Like most of Beijing’s policy announcements, the message must be taken with more than a grain of salt. The new Chinese regulations come at a time when Western gold fever, at least temporarily, had died down a bit. “Gold bugs” have now concluded that, counterintuitively, central banks are not rushing into gold as a hedge against the declining dollar and the debt-ridden euro. There is even a rumor that the Reserve Bank of India mortgaged November’s 200-ton purchase of gold from the International Monetary Fund to “the world’s central banker,” the Bank for International Settlements, for currency reserves to fight its roaring 10 percent inflation. Nor is there any hint that China is boosting bullion reserves, despite Beijing’s steady public skepticism of the Obama administration’s policies on the dollar.
But popular gold demand in China has grown in 2010. China doesn’t officially disclose gold imports. However, total volume traded the first six months on the Shanghai Gold Exchange jumped 59 percent from a year earlier. China already has the world’s sixth largest hoard at 1,054 tons.
The usual suspects — gold promoters and participants in China’s boom — have welcomed the new regulations as part of China’s promised liberalization. That echoes Beijing’s rhetoric — backed, so far, by little action — in response to pressure from its trading partners to curb its unprecedented accumulation of dollars resulting from currency manipulation and export subsidies.
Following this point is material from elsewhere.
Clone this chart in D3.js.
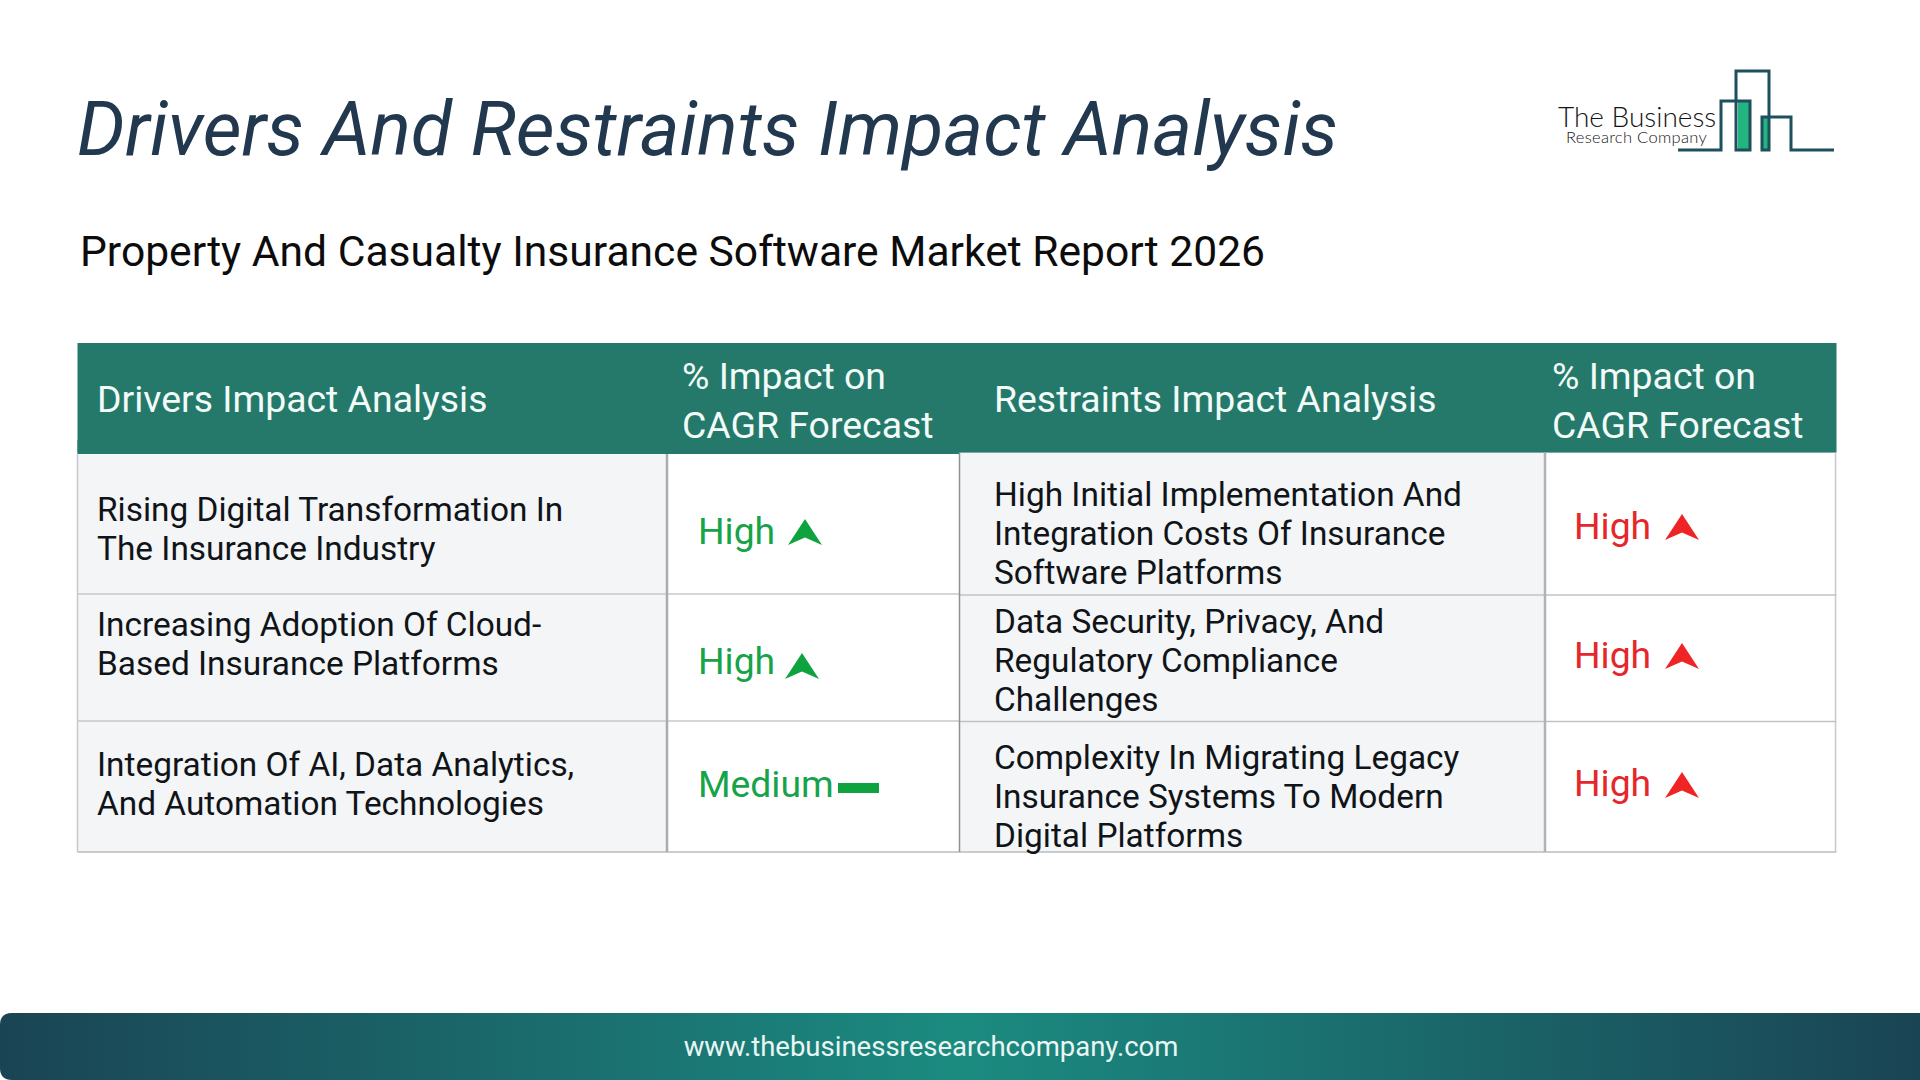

Now the People’s Bank says it will “actively push infrastructure for gold trading and reserves to fend off disasters.” Underlining the announcement, five other government entities countersigned the statement, agreeing that “the need to perfect foreign exchange policies in the gold market is clear.” But the government also hinted at more bullion taxes and dropped its earlier partial endorsement of gold as investment.
What seems more than likely is that, operating again in an atmosphere of omnipresent corruption, Beijing is battening down the hatches with what are, in reality, new controls, attempting to prevent a stampede by savers into gold. What with growing suspicion of its debt-ridden banks and investors shying away from the Shanghai stock market/casino, gold fever increasingly has gripped those Chinese who can’t get their funds out of the country. Total 2009 consumer demand for gold — mostly for jewelry, a traditional Asian way of saving — grew 7 percent to more than $14 billion, 11 percent of global demand. China now has become the world’s second largest gold customer after India as well as the No. 1 producer.
Chinese spin doctors argue simultaneously that gold is not all that useful. Why, then, does Beijing even need to announce an expansion of its own market? The four big state-owned banks will be permitted to trade in gold bars. Qualified foreign gold suppliers may be allowed into the Shanghai market. Plans for investment in foreign bullion are on the docket. All this looks like Beijing’s familiar way of attempting control in finance and manufacturing through government fiat.
No doubt Beijing remembers those old frantic postwar years. But as the old saying goes: He who rides back of tiger may end up inside its belly.